The Future of Segmentation and Positioning

The various bases for segmenting markets underscored the need to understand consumers. Each segmentation approach has merit and although not all have exhibited the ability to predict consumers’ purchasing habits, they do enable marketers to understand better their target markets. When combinations of approaches are used in aiming at the total marketing problem segmentation research and be very meaningful. With enhanced understanding comes the ability to develop more tailored marketing programs. The need to segment markets and position products effectively is increasingly being recognized by marketing managers. For instance, a recent survey of top marketing executives showed that developing market segmentation strategies was one of the key pressure points they had to deal with in a recent year.

The great deal of attention and interest generated by the concept of market segmentation is sure to become even more significant in the future. Three environmental factors are expected to lead to this growth. First, the advance of the consumerism movement will foster market segmentation, since critics have pointed to segments they believe are neglected in our present system. The result of these critic pressures is that managers become more attentive to previously unrecognized consumer needs.

A second factor encouraging market segmentation is intensified competition. With increasingly competitive markets (domestic and worldwide) in the future, business people will seek untapped segments to gain an advantage over rivals.

The third factor stimulating market segmentation is the growing awareness of non business applications of the technique. It will increasingly be utilized for marketing in non traditional areas such as politics religion and public issues.

Many consumer characteristics were presented. All of these consumer attributes were discussed within the framework of market segmentation – that is an approach to selecting groups of homogeneous consumers as targets for marketing activity. Whereas market segmentation seeks to carve a large, heterogeneous market into smaller, more uniform subdivisions at the other end of the strategy spectrum – market aggregation – no subdivision of the market is applied. Most firms today follow a market segmentation approach. Furthermore, it was shown that in order for market segmentation to be effective, the target group must be identifiable and measurable; accessible; substantial and responsive.

With these criteria in mind, four alternative bases for segmentation are considered here: demographic, lifestyle, usage, and benefit. In addition, a number of marketing implications are suggested based upon these variables influence on consumers’ behavior.

Although the use of demographic variables is intuitively and widely available to marketers their record as predictors of consumer behavior is not very strong. However, the problems in their use seem to be the result of a state of the art limitation in analysis rather than a fundamental defect in the technique. Consequently, they should continue to play an important role in segmentation efforts by marketers.

Marketers must have demographic geographic and socioeconomic information about any segments chosen if they are to market effectively to them.

Techniques may provide a richer portrait of potential customers through lifestyle usage or benefit segmentation. All of the techniques suggested as well as others overlap and are complementary. Therefore choices have to be made regarding the best combination of methods to employ for each product or service.
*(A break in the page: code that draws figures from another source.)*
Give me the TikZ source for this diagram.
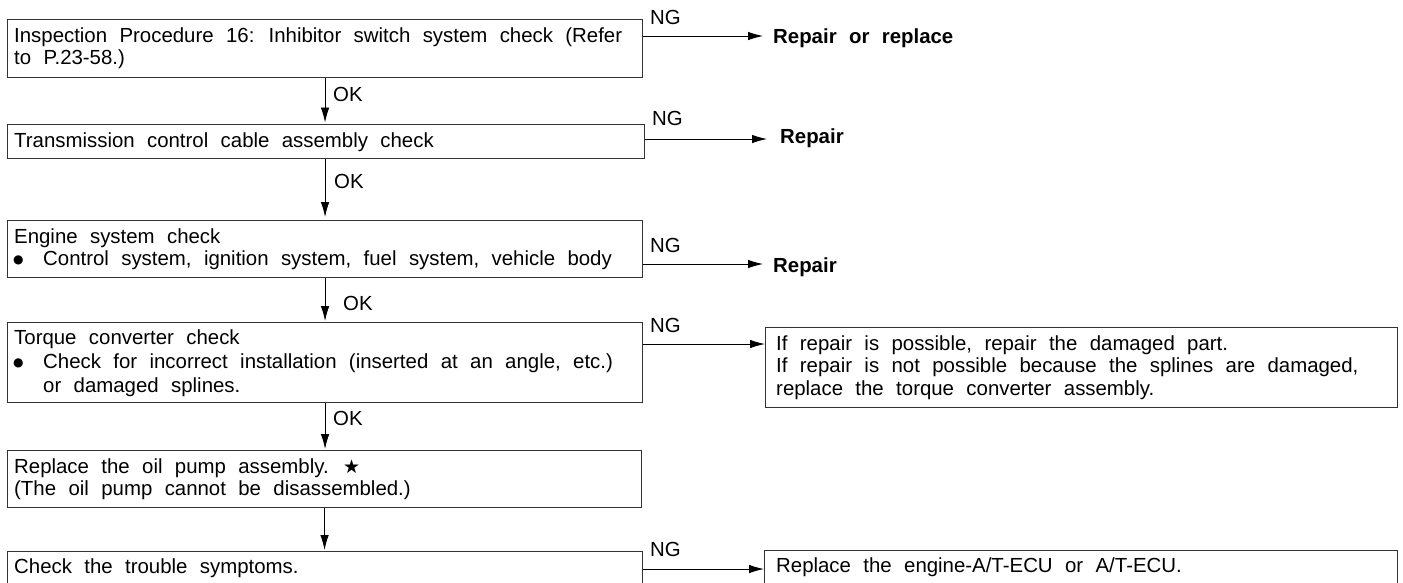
\documentclass[tikz,border=0pt]{standalone}
\usepackage{fontspec}
\setmainfont{Liberation Sans}
\newfontfamily\symfont{DejaVu Sans}
\usetikzlibrary{arrows.meta}
\newcommand\fsz{\fontsize{20.4}{22}\selectfont\spaceskip=12.4pt plus 1pt minus 1pt\relax}
\begin{document}
\begin{tikzpicture}[x=1pt,y=-1pt,
  box/.style={draw=black!80,line width=1.1pt,inner sep=0pt,anchor=north west},
  txt/.style={anchor=base west,inner sep=0pt,font=\fsz},
  btxt/.style={anchor=base west,inner sep=0pt,font=\fsz\bfseries},
  lbl/.style={anchor=base west,inner sep=0pt,font=\fsz},
  arr/.style={draw=black,line width=0.9pt,-{Latex[length=15pt,width=8.5pt]}},
  bul/.style={anchor=base west,inner sep=0pt,font=\symfont\fontsize{12}{12}\selectfont}]
\useasboundingbox (0,0) rectangle (1403,582);
\clip (0,0) rectangle (1403,582);
% boxes
\node[box,minimum width=635pt,minimum height=58pt] (b1) at (7,19) {};
\node[box,minimum width=637pt,minimum height=34pt] (b2) at (7,124) {};
\node[box,minimum width=635pt,minimum height=57pt] (b3) at (7,220) {};
\node[box,minimum width=635pt,minimum height=80pt] (b4) at (7,322) {};
\node[box,minimum width=634pt,minimum height=57pt] (b5) at (7,450) {};
\node[box,minimum width=635pt,minimum height=49pt] (b6) at (7,551) {};
\node[box,minimum width=632pt,minimum height=80pt] (r4) at (765,327) {};
\node[box,minimum width=633pt,minimum height=50pt] (r6) at (764,550) {};
% box texts
\node[txt] (t1a) at (14,42) {Inspection Procedure 16: Inhibitor switch system check (Refer};
\node[txt] (t1b) at (14,64) {to P.23-58.)};
\node[txt] (t2) at (14,147) {Transmission control cable assembly check};
\node[txt] (t3a) at (14,243) {Engine system check};
\node[bul] (t3b) at (13,263) {●};
\node[txt] (t3c) at (43,265) {Control system, ignition system, fuel system, vehicle body};
\node[txt] (t4a) at (14,344) {Torque converter check};
\node[bul] (t4b) at (13,366) {●};
\node[txt] (t4c) at (43,368) {Check for incorrect installation (inserted at an angle, etc.)};
\node[txt] (t4d) at (43,392) {or damaged splines.};
\node[txt] (t5a) at (14,473) {Replace the oil pump assembly. {\symfont\fontsize{19}{19}\selectfont ★}};
\node[txt] (t5b) at (14,495) {(The oil pump cannot be disassembled.)};
\node[txt] (t6) at (14,573) {Check the trouble symptoms.};
\node[txt] (u4a) at (776,350) {If repair is possible, repair the damaged part.};
\node[txt] (u4b) at (776,372) {If repair is not possible because the splines are damaged,};
\node[txt] (u4c) at (776,395) {replace the torque converter assembly.};
\node[txt] (u6) at (776,572) {Replace the engine-A/T-ECU or A/T-ECU.};
% result texts
\node[btxt] (rp1) at (773,43) {Repair or replace};
\node[btxt] (rp2) at (780,143) {Repair};
\node[btxt] (rp3) at (773,272) {Repair};
\coordinate (e1) at (763,36);
\coordinate (e2) at (767,139);
\coordinate (e3) at (763,264);
% NG / OK labels
\node[lbl] (ng1) at (650,24) {NG};
\node[lbl] (ng2) at (652,125) {NG};
\node[lbl] (ng3) at (650,252) {NG};
\node[lbl] (ng4) at (650,332) {NG};
\node[lbl] (ng6) at (650,556) {NG};
\node[lbl] (ok1) at (333,101) {OK};
\node[lbl] (ok2) at (334,188) {OK};
\node[lbl] (ok3) at (343,310) {OK};
\node[lbl] (ok4) at (333,425) {OK};
% vertical arrows
\draw[arr,shorten >=1.5pt] (b1.south) -- (b2.north -| b1.south);
\draw[arr,shorten >=3pt] (b2.south -| b1.south) -- (b3.north);
\draw[arr,shorten >=1pt] (b3.south) -- (b4.north);
\draw[arr,shorten >=1pt] (b4.south) -- (b5.north -| b4.south);
\draw[arr,shorten >=1pt] (b5.south) -- (b6.north -| b5.south);
% NG arrows
\draw[arr] (b1.east |- e1) -- (e1);
\draw[arr] (b2.east |- e2) -- (e2);
\draw[arr] (b3.east |- e3) -- (e3);
\draw[arr] (b4.east |- 0,344) -- (r4.west |- 0,344);
\draw[arr] (b6.east |- 0,569) -- (r6.west |- 0,569);
\end{tikzpicture}
\end{document}
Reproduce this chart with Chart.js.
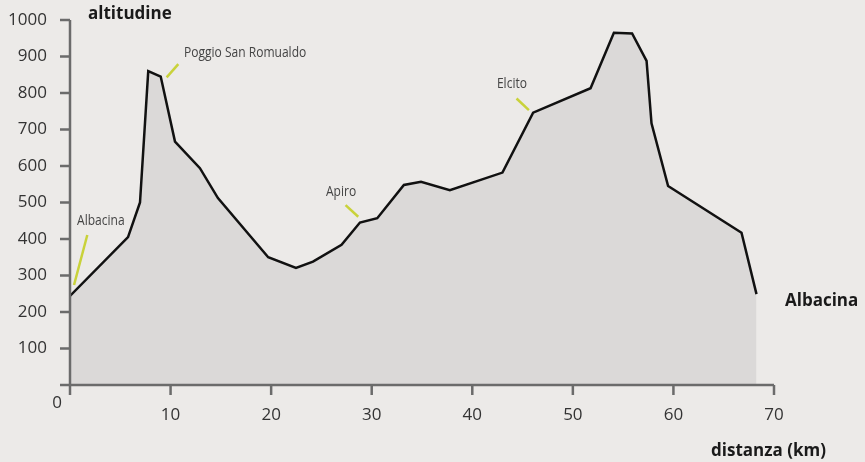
<!DOCTYPE html>
<html>
<head>
<meta charset="utf-8">
<script src="https://cdn.jsdelivr.net/npm/chart.js@4.4.1/dist/chart.umd.min.js"></script>
<style>
  html, body { margin: 0; padding: 0; background: #eceae8; }
  #wrap { width: 865px; height: 462px; position: relative; }
</style>
</head>
<body>
<div id="wrap"><canvas id="profile" width="865" height="462"></canvas></div>
<script>
  // profilo altimetrico: distanza (km) / altitudine (m)
  var distKm = [0, 5.77, 6.96, 7.78, 9.02, 10.44, 12.92, 14.71, 19.71, 22.47, 24.16, 27.0, 28.83, 30.55,
    33.2, 34.9, 37.77, 43.0, 46.05, 51.76, 54.08, 55.89, 57.33, 57.82, 59.47, 66.77, 68.26];
  var altM = [244, 405, 500, 860, 845, 667, 594, 512, 350, 321, 338, 384, 445, 457,
    548, 557, 534, 582, 746, 813, 965, 963, 888, 717, 545, 417, 249];

  var xTicks = [10, 20, 30, 40, 50, 60, 70];
  var yTicks = [100, 200, 300, 400, 500, 600, 700, 800, 900, 1000];

  var placeNames = ["Poggio San Romualdo", "Albacina", "Apiro", "Elcito"];
  var placeKm = [11.33, 0.7, 25.45, 42.45];
  var placeAlt = [909, 449, 529, 825];
  // trattini gialli: [km1, alt1, km2, alt2]
  var placeMarks = [
    [9.61, 843, 10.77, 879],
    [0.4, 274, 1.72, 411],
    [27.4, 493, 28.66, 461],
    [44.4, 785, 45.63, 753]
  ];

  var AXIS = "#6b6b6b";
  var TXT = "#333333";

  var axesPlugin = {
    id: "axes",
    beforeDraw: function (chart) {
      var c = chart.ctx;
      c.save();
      c.fillStyle = "#eceae8";
      c.fillRect(0, 0, chart.width, chart.height);
      c.restore();
    },
    afterDatasetsDraw: function (chart) {
      var c = chart.ctx;
      var xs = chart.scales.x, ys = chart.scales.y;
      var x0 = xs.getPixelForValue(0), y0 = ys.getPixelForValue(0);
      var xEnd = xs.getPixelForValue(70), yTop = ys.getPixelForValue(1000);

      c.save();
      c.strokeStyle = AXIS;
      c.lineWidth = 2.5;
      c.beginPath();
      c.moveTo(x0, yTop);
      c.lineTo(x0, y0 + 10);
      c.moveTo(x0 - 10, y0);
      c.lineTo(xEnd, y0);
      xTicks.forEach(function (t) {
        var px = xs.getPixelForValue(t);
        c.moveTo(px, y0);
        c.lineTo(px, y0 + 10);
      });
      yTicks.forEach(function (t) {
        var py = ys.getPixelForValue(t);
        c.moveTo(x0 - 10, py);
        c.lineTo(x0, py);
      });
      c.stroke();

      c.fillStyle = TXT;
      c.font = "17px 'Open Sans'";
      c.textBaseline = "middle";
      c.textAlign = "right";
      yTicks.forEach(function (t) {
        c.fillText(String(t), x0 - 23, ys.getPixelForValue(t));
      });
      c.fillText("0", x0 - 8, y0 + 18);
      c.textAlign = "center";
      xTicks.forEach(function (t) {
        c.fillText(String(t), xs.getPixelForValue(t), y0 + 30);
      });

      c.fillStyle = "#1a1a1a";
      c.font = "bold 17px 'Open Sans'";
      c.textAlign = "left";
      c.fillText("altitudine", x0 + 18, yTop - 6);
      c.fillText("Albacina", 785, ys.getPixelForValue(230));
      c.fillText("distanza (km)", 711, 451);

      // località (carattere stretto)
      c.font = "14px 'Open Sans'";
      c.fillStyle = "#444444";
      placeNames.forEach(function (name, i) {
        var px = xs.getPixelForValue(placeKm[i]), py = ys.getPixelForValue(placeAlt[i]);
        c.save();
        c.translate(px, py);
        c.scale(0.86, 1);
        c.fillText(name, 0, 0);
        c.restore();
      });
      c.strokeStyle = "#c9d23a";
      c.lineWidth = 2.5;
      placeMarks.forEach(function (m) {
        c.beginPath();
        c.moveTo(xs.getPixelForValue(m[0]), ys.getPixelForValue(m[1]));
        c.lineTo(xs.getPixelForValue(m[2]), ys.getPixelForValue(m[3]));
        c.stroke();
      });
      c.restore();
    }
  };

  new Chart(document.getElementById("profile"), {
    type: "line",
    data: {
      datasets: [
        {
          data: distKm.map(function (d, i) {
            return { x: d, y: altM[i] };
          }),
          borderColor: "#111111",
          borderWidth: 2.5,
          backgroundColor: "#dbd9d8",
          fill: "origin",
          tension: 0,
          pointRadius: 0,
          borderJoinStyle: "miter"
        }
      ]
    },
    options: {
      responsive: false,
      animation: false,
      layout: { padding: { left: 70, right: 91, top: 20, bottom: 77 } },
      plugins: { legend: { display: false }, tooltip: { enabled: false } },
      scales: {
        x: { type: "linear", min: 0, max: 70, display: false },
        y: { min: 0, max: 1000, display: false }
      }
    },
    plugins: [axesPlugin]
  });
</script>
</body>
</html>
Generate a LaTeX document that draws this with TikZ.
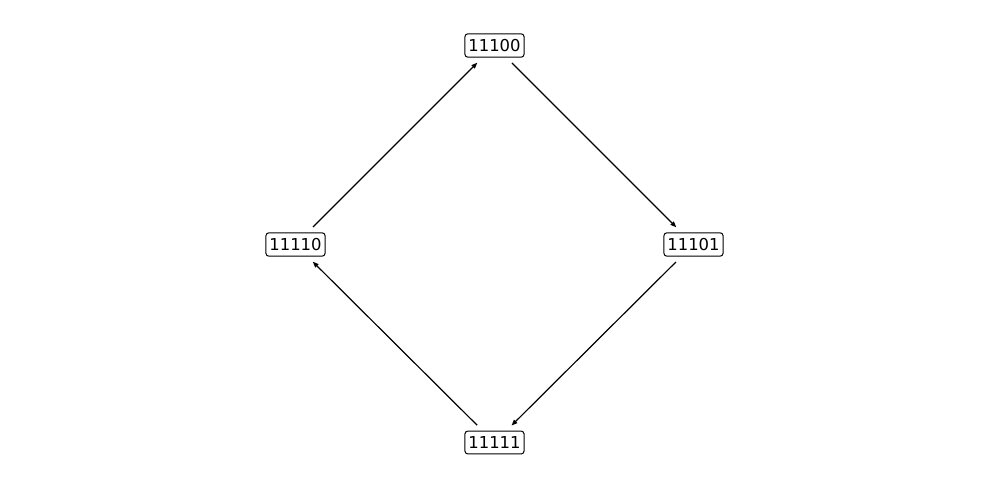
\documentclass[tikz,border=0pt]{standalone}
\usepackage{fontspec}
\setmainfont{DejaVu Sans}
\usetikzlibrary{arrows.meta}
\tikzset{
  state/.style={draw, rounded corners=3pt, line width=1pt, inner xsep=3.5pt, inner ysep=5.5pt,
    font=\fontsize{16.4}{19}\selectfont},
  edge/.style={line width=1.2pt, -{Triangle[length=6pt,width=4.5pt]}, shorten >=7pt, shorten <=7.5pt}
}
\begin{document}
\begin{tikzpicture}[x=1pt,y=-1pt]
\useasboundingbox (0,0) rectangle (989,490);
\node[state] (a) at (494.5,45.5) {11100};
\node[state] (b) at (693.5,244.5) {11101};
\node[state] (c) at (494.5,442.5) {11111};
\node[state] (d) at (295.5,244.5) {11110};
\draw[edge] (a) -- (b);
\draw[edge] (b) -- (c);
\draw[edge] (c) -- (d);
\draw[edge] (d) -- (a);
\end{tikzpicture}
\end{document}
The close interrelationship between market segmentation and product positioning was also discussed. Several approaches to product and company positioning were described along with analytical methods for making such decisions.

Finally, from this discussion of market segmentation a clearer understanding should be gained about the who of consumer behavior that consumers are people of widely varying characteristics appreciation of this fact and an understanding of the ways in which clusters of consumers with more homogeneous characteristics may be carved out of the heterogeneous marketplace should establish a firm foundation for further exploration into the factors that influence consumer behavior.